§ **REQUIREMENTS**:
Print the listing as it stands, omitting all images.

§ **GIVEN MATERIAL**:
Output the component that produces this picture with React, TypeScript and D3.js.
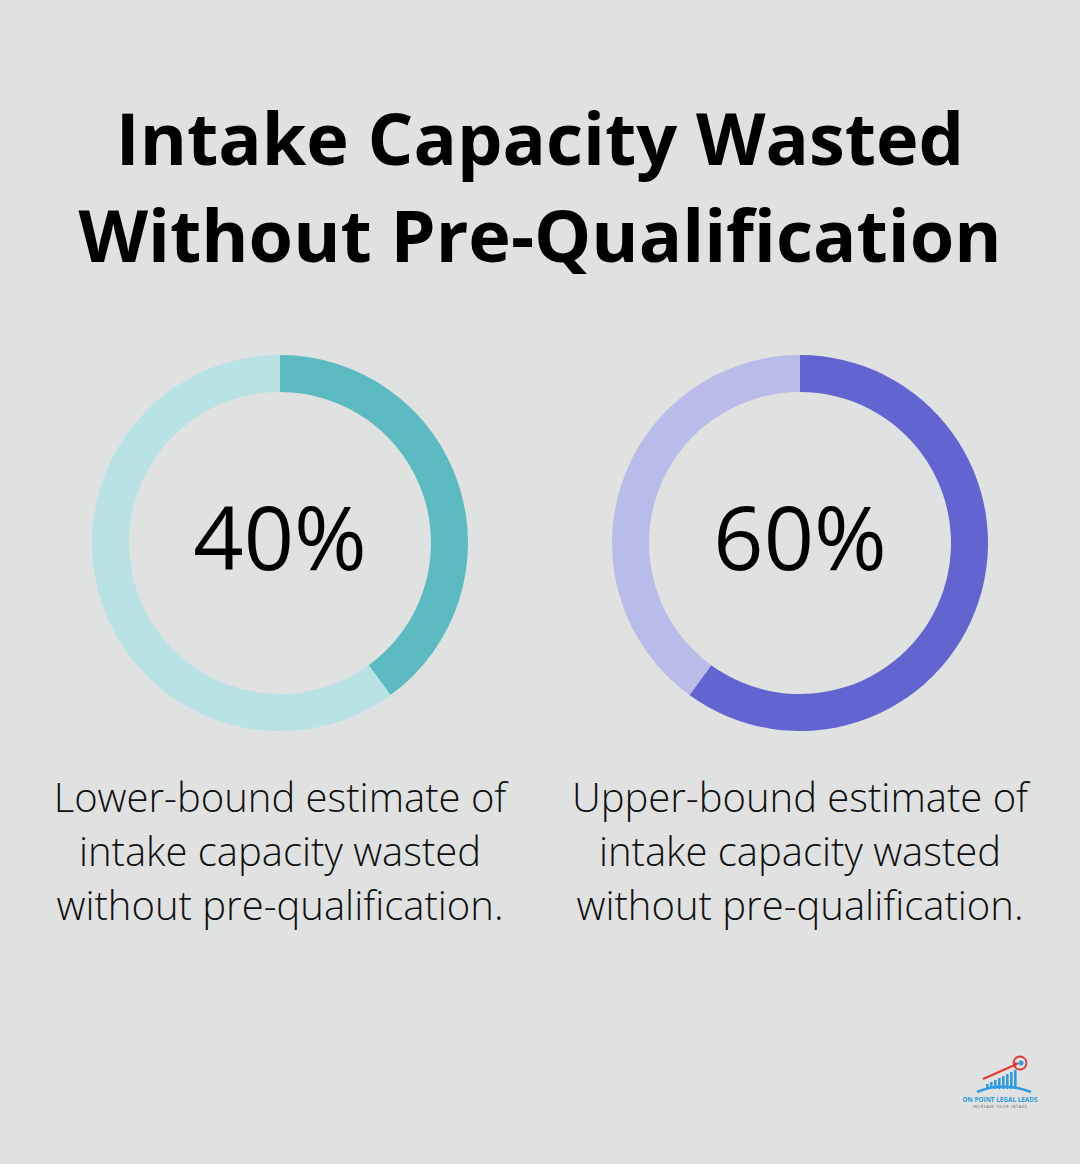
import React from "react";
import * as d3 from "d3";

const W = 1080;
const H = 1164;

const titleLines = ["Intake Capacity Wasted", "Without Pre-Qualification"];
const percentValues = [40, 60];
const percentLabels = ["40%", "60%"];
const descriptions = [
  ["Lower-bound estimate of", "intake capacity wasted", "without pre-qualification."],
  ["Upper-bound estimate of", "intake capacity wasted", "without pre-qualification."],
];
const mainColors = ["#5BBBC0", "#6264D0"];
const restColors = ["#B9E2E4", "#B9BBE8"];

const centersX = [280, 800];
const centerY = 543;
const outerR = 188;
const innerR = 151;

function Donut({ i }: { i: number }) {
  const pie = d3.pie<number>().sort(null).value((d) => d);
  const arcs = pie([percentValues[i], 100 - percentValues[i]]);
  const arc = d3.arc<d3.PieArcDatum<number>>().innerRadius(innerR).outerRadius(outerR);
  return (
    <g transform={`translate(${centersX[i]},${centerY})`}>
      {arcs.map((a, k) => (
        <path key={k} d={arc(a) || ""} fill={k === 0 ? mainColors[i] : restColors[i]} />
      ))}
      <text
        x={0}
        y={27}
        textAnchor="middle"
        fontFamily="'Open Sans', sans-serif"
        fontSize={88}
        fill="#000"
      >
        {percentLabels[i]}
      </text>
    </g>
  );
}

function Logo() {
  const bars = [5, 7, 9, 11, 13, 15, 17, 19];
  return (
    <g transform="translate(963,1054)">
      {bars.map((h, k) => (
        <rect key={k} x={23 + k * 4} y={35 - h} width={2.6} height={h} fill="#2F9BE0" />
      ))}
      <path d="M14 38 Q40 27 68 38" stroke="#2F9BE0" strokeWidth={2.5} fill="none" />
      <path d="M20 25 L54 10" stroke="#E53935" strokeWidth={2} />
      <path d="M56 9 L50 8 L52 13 Z" fill="#E53935" />
      <circle cx={57} cy={9} r={6.5} stroke="#E53935" strokeWidth={1.8} fill="none" />
      <circle cx={58} cy={9} r={2.5} fill="#2F9BE0" />
      <text x={37} y={48} textAnchor="middle" fontFamily="'Open Sans', sans-serif" fontWeight={700} fontSize={6.4} fill="#2F9BE0">
        ON POINT LEGAL LEADS
      </text>
      <text x={37} y={54} textAnchor="middle" fontFamily="'Open Sans', sans-serif" fontSize={3.5} fill="#555" letterSpacing={0.8}>
        INCREASE YOUR INTAKE
      </text>
    </g>
  );
}

export default function App() {
  return (
    <svg width={W} height={H} style={{ display: "block", position: "absolute", left: 0, top: 0 }}>
      <rect x={0} y={0} width={W} height={H} fill="#E0E2E1" />
      {titleLines.map((t, k) => (
        <text
          key={k}
          x={W / 2}
          y={165 + k * 97}
          textAnchor="middle"
          fontFamily="'Open Sans', sans-serif"
          fontWeight={700}
          fontSize={72}
          fill="#000"
        >
          {t}
        </text>
      ))}
      {percentValues.map((_, i) => (
        <Donut key={i} i={i} />
      ))}
      {descriptions.map((lines, i) =>
        lines.map((l, k) => (
          <text
            key={`${i}-${k}`}
            x={centersX[i]}
            y={812 + k * 54}
            textAnchor="middle"
            fontFamily="'Open Sans', sans-serif"
            fontWeight={300}
            fontSize={40}
            fill="#111"
          >
            {l}
          </text>
        ))
      )}
      <Logo />
    </svg>
  );
}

§ **FINISHED EXERCISE**:
Output the component that produces this picture with React, TypeScript and D3.js.
import React from "react";
import * as d3 from "d3";

const W = 1080;
const H = 1164;

const titleLines = ["Intake Capacity Wasted", "Without Pre-Qualification"];
const percentValues = [40, 60];
const percentLabels = ["40%", "60%"];
const descriptions = [
  ["Lower-bound estimate of", "intake capacity wasted", "without pre-qualification."],
  ["Upper-bound estimate of", "intake capacity wasted", "without pre-qualification."],
];
const mainColors = ["#5BBBC0", "#6264D0"];
const restColors = ["#B9E2E4", "#B9BBE8"];

const centersX = [280, 800];
const centerY = 543;
const outerR = 188;
const innerR = 151;

function Donut({ i }: { i: number }) {
  const pie = d3.pie<number>().sort(null).value((d) => d);
  const arcs = pie([percentValues[i], 100 - percentValues[i]]);
  const arc = d3.arc<d3.PieArcDatum<number>>().innerRadius(innerR).outerRadius(outerR);
  return (
    <g transform={`translate(${centersX[i]},${centerY})`}>
      {arcs.map((a, k) => (
        <path key={k} d={arc(a) || ""} fill={k === 0 ? mainColors[i] : restColors[i]} />
      ))}
      <text
        x={0}
        y={27}
        textAnchor="middle"
        fontFamily="'Open Sans', sans-serif"
        fontSize={88}
        fill="#000"
      >
        {percentLabels[i]}
      </text>
    </g>
  );
}

function Logo() {
  const bars = [5, 7, 9, 11, 13, 15, 17, 19];
  return (
    <g transform="translate(963,1054)">
      {bars.map((h, k) => (
        <rect key={k} x={23 + k * 4} y={35 - h} width={2.6} height={h} fill="#2F9BE0" />
      ))}
      <path d="M14 38 Q40 27 68 38" stroke="#2F9BE0" strokeWidth={2.5} fill="none" />
      <path d="M20 25 L54 10" stroke="#E53935" strokeWidth={2} />
      <path d="M56 9 L50 8 L52 13 Z" fill="#E53935" />
      <circle cx={57} cy={9} r={6.5} stroke="#E53935" strokeWidth={1.8} fill="none" />
      <circle cx={58} cy={9} r={2.5} fill="#2F9BE0" />
      <text x={37} y={48} textAnchor="middle" fontFamily="'Open Sans', sans-serif" fontWeight={700} fontSize={6.4} fill="#2F9BE0">
        ON POINT LEGAL LEADS
      </text>
      <text x={37} y={54} textAnchor="middle" fontFamily="'Open Sans', sans-serif" fontSize={3.5} fill="#555" letterSpacing={0.8}>
        INCREASE YOUR INTAKE
      </text>
    </g>
  );
}

export default function App() {
  return (
    <svg width={W} height={H} style={{ display: "block", position: "absolute", left: 0, top: 0 }}>
      <rect x={0} y={0} width={W} height={H} fill="#E0E2E1" />
      {titleLines.map((t, k) => (
        <text
          key={k}
          x={W / 2}
          y={165 + k * 97}
          textAnchor="middle"
          fontFamily="'Open Sans', sans-serif"
          fontWeight={700}
          fontSize={72}
          fill="#000"
        >
          {t}
        </text>
      ))}
      {percentValues.map((_, i) => (
        <Donut key={i} i={i} />
      ))}
      {descriptions.map((lines, i) =>
        lines.map((l, k) => (
          <text
            key={`${i}-${k}`}
            x={centersX[i]}
            y={812 + k * 54}
            textAnchor="middle"
            fontFamily="'Open Sans', sans-serif"
            fontWeight={300}
            fontSize={40}
            fill="#111"
          >
            {l}
          </text>
        ))
      )}
      <Logo />
    </svg>
  );
}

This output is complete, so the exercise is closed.